**EXERCISE MATERIAL**
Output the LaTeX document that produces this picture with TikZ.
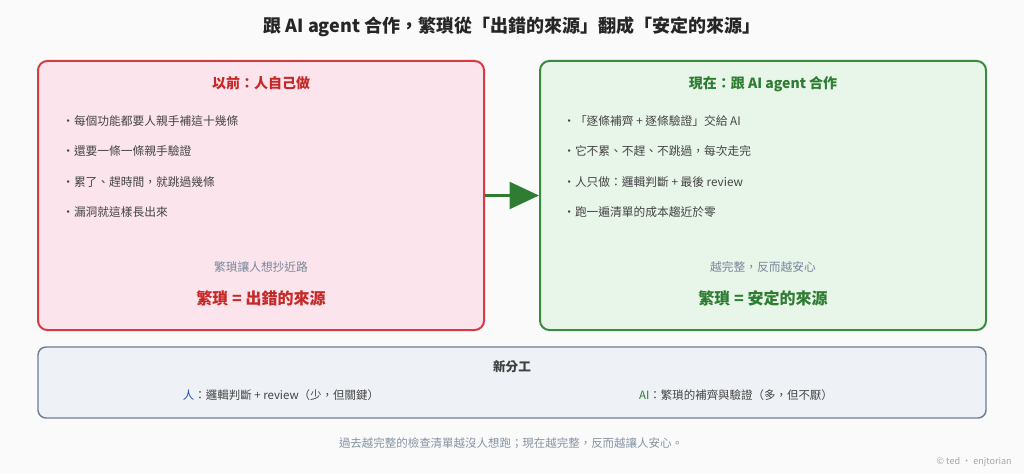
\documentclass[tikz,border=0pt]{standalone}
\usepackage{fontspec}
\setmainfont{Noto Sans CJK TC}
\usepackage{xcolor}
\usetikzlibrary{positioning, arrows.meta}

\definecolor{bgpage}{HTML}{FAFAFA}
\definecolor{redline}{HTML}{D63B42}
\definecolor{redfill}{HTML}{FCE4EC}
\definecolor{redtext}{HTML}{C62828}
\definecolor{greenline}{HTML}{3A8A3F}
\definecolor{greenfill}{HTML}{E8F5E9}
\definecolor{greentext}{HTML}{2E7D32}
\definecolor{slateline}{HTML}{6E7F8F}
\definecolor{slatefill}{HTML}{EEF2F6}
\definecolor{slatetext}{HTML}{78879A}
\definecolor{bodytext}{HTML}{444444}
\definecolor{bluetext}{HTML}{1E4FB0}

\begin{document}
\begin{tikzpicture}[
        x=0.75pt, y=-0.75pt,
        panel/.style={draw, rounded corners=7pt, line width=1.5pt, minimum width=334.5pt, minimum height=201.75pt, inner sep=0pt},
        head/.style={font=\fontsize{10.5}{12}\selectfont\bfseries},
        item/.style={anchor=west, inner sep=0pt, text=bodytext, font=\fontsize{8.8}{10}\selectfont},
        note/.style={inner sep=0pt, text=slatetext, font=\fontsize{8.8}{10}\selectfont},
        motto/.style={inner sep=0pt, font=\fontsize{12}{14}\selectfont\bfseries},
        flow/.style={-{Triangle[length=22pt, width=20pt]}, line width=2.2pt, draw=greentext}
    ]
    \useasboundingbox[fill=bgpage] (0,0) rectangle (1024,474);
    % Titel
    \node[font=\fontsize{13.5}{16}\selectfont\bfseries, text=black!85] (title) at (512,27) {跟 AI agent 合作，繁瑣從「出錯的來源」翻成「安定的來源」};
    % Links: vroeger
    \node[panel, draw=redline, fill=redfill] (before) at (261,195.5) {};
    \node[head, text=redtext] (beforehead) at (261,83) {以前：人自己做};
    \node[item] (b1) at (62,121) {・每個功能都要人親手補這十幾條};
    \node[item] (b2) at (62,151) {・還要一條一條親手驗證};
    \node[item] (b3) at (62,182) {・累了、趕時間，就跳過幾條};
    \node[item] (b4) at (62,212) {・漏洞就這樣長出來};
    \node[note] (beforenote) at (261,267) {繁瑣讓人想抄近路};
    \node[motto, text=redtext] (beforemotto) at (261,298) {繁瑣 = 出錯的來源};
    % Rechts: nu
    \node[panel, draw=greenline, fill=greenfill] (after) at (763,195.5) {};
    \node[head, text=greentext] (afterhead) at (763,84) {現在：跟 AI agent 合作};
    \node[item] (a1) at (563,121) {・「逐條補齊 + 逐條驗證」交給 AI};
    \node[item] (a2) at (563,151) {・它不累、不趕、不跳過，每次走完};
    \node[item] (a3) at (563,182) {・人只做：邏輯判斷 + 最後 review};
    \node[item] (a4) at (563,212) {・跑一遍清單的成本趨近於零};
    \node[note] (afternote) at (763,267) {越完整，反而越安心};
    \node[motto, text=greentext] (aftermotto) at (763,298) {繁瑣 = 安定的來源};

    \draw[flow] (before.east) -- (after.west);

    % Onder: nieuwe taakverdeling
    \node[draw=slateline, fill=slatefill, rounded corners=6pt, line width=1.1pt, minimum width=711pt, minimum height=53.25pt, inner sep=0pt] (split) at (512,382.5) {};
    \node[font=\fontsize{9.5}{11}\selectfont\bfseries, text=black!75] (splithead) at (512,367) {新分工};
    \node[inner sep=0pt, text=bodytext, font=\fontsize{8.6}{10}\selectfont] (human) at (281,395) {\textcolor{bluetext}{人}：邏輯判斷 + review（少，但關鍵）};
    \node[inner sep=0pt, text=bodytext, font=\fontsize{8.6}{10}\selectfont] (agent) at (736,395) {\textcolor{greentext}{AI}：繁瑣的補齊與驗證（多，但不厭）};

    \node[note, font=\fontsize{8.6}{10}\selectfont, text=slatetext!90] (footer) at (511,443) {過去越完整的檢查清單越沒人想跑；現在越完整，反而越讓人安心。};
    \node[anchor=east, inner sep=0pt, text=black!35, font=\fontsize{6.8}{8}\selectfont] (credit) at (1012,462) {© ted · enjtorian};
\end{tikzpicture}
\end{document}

--

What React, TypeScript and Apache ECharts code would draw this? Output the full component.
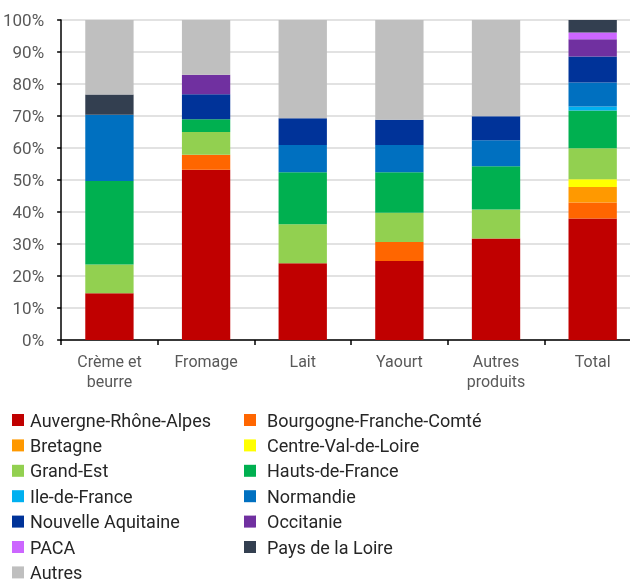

**INSTRUCTIONS TO FOLLOW**
Reproduce every line of the listing above in which the string "Output" appears.

**ANSWER IN FULL**
Output the LaTeX document that produces this picture with TikZ.
What React, TypeScript and Apache ECharts code would draw this? Output the full component.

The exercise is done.